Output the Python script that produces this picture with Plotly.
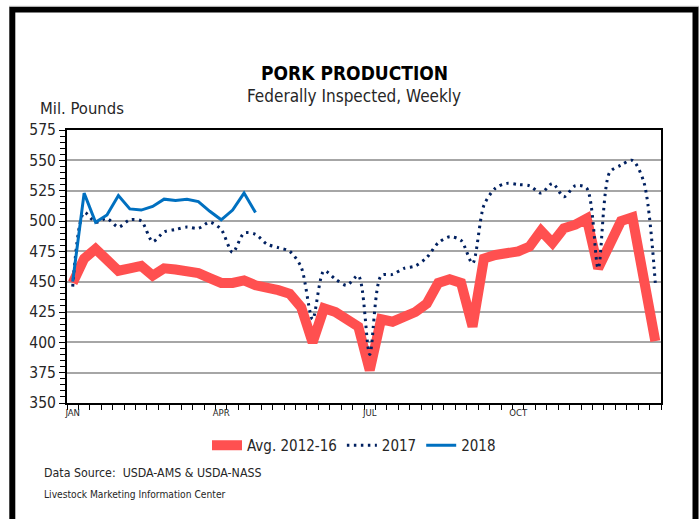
import plotly.graph_objects as go

weeks = list(range(1, 53))
avg_2012_16 = [449, 469, 477, 468, 459, 461, 463, 455, 461, 460,
               459, 457, 453, 449, 449, 451, 447, 446, 443, 440,
               429, 400, 428, 425, 420, 413, 377, 419, 417, 421,
               425, 432, 449, 452, 449, 413, 469, 472, 473, 475,
               479, 492, 482, 494, 497, 502, 461, 481, 500, 503,
               455, 401]
y2017 = [446, 507, 499, 502, 495, 501, 500, 483, 491, 493,
         495, 494, 499, 493, 474, 490, 489, 481, 478, 475,
         462, 419, 459, 452, 447, 455, 390, 455, 456, 461,
         463, 470, 482, 487, 484, 465, 513, 527, 531, 530,
         529, 523, 531, 520, 529, 527, 461, 540, 546, 550,
         532, 449]
y2018 = [450, 523, 499, 505, 521, 510, 509, 512, 518, 517,
         518, 516, 508, 501, 509, 523, 507]
month_ticks = [1, 14, 27, 40]
month_labels = ["JAN", "APR", "JUL", "OCT"]
week_bounds = [w - 0.5 for w in weeks] + [weeks[-1] + 0.5]

W, H = 700, 519
L, R, T, B = 67, 39, 130, 116
PW, PH = W - L - R, H - T - B

def px(x):
    return (x - L) / PW

def py(y):
    return (H - B - y) / PH

FONT = "DejaVu Sans Condensed, Liberation Sans Narrow, sans-serif"
TXT = "#262626"

fig = go.Figure()
fig.add_trace(go.Scatter(x=weeks, y=avg_2012_16, mode="lines", name="Avg. 2012-16",
                         line=dict(color="#FF5050", width=10)))
fig.add_trace(go.Scatter(x=weeks, y=y2017, mode="lines", name="2017",
                         line=dict(color="#002060", width=3, dash="2.5px,4.5px",
                                   shape="spline", smoothing=0.8)))
fig.add_trace(go.Scatter(x=weeks[:len(y2018)], y=y2018, mode="lines", name="2018",
                         line=dict(color="#0070C0", width=3)))

fig.update_layout(
    width=W, height=H,
    margin=dict(l=L, r=R, t=T, b=B, pad=0),
    paper_bgcolor="white", plot_bgcolor="white",
    font=dict(family=FONT, color=TXT),
    showlegend=True,
    legend=dict(orientation="h", x=px(354), xanchor="center", y=py(429), yanchor="top",
                font=dict(size=15, color=TXT), bgcolor="rgba(0,0,0,0)",
                tracegroupgap=0),
    xaxis=dict(range=[0.5, 52.5], tickmode="array", tickvals=month_ticks, ticktext=month_labels,
               ticks="outside", ticklen=0, tickcolor="white", showgrid=False, zeroline=False,
               showline=True, linecolor="black", linewidth=2, mirror=True,
               tickfont=dict(size=9.5, color=TXT),
               minor=dict(tickmode="array", tickvals=week_bounds, ticks="outside", ticklen=5,
                          tickcolor="black", tickwidth=1, showgrid=False)),
    yaxis=dict(range=[350, 575], dtick=25, tick0=350, ticks="outside", ticklen=6,
               tickcolor="black", tickwidth=1,
               showgrid=True, gridcolor="#A6A6A6", gridwidth=1.5, zeroline=False,
               showline=True, linecolor="black", linewidth=2, mirror=True,
               tickfont=dict(size=15.5, color=TXT),
               minor=dict(dtick=5, ticks="outside", ticklen=5, tickcolor="black",
                          tickwidth=1, showgrid=False)),
)

annotations = [
    dict(text="<b>PORK PRODUCTION</b>", x=px(354), y=py(73), font=dict(size=19, color="black"),
         xanchor="center", yanchor="middle"),
    dict(text="Federally Inspected, Weekly", x=px(354), y=py(96), font=dict(size=17, color=TXT),
         xanchor="center", yanchor="middle"),
    dict(text="Mil. Pounds", x=px(38), y=py(108), font=dict(size=16.5, color=TXT),
         xanchor="left", yanchor="middle"),
    dict(text="Data Source:  USDA-AMS & USDA-NASS", x=px(42), y=py(473),
         font=dict(size=12.3, color=TXT), xanchor="left", yanchor="middle"),
    dict(text="Livestock Marketing Information Center", x=px(42), y=py(494),
         font=dict(size=10.2, color=TXT), xanchor="left", yanchor="middle"),
]
for a in annotations:
    a.update(xref="paper", yref="paper", showarrow=False)
fig.update_layout(annotations=annotations)

fig.update_layout(shapes=[
    dict(type="rect", xref="paper", yref="paper",
         x0=px(12.3), x1=px(695.5), y0=py(540), y1=py(9.5),
         line=dict(color="black", width=6), fillcolor="rgba(0,0,0,0)"),
    dict(type="line", xref="paper", yref="paper",
         x0=px(9), x1=px(699), y0=py(6.3), y1=py(6.3),
         line=dict(color="#BFBFBF", width=1)),
])

fig.write_html("out.html", config={"displayModeBar": False},
               post_script="document.body.style.margin='0';document.body.style.overflow='hidden';")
= = = = =
__Your task__.
Starting at the first line of the material, output exactly the lines up to and including the one with "import plotly.graph_objects as go". Do not include the pictures.

__Result__.
Output the Python script that produces this picture with Plotly.
import plotly.graph_objects as go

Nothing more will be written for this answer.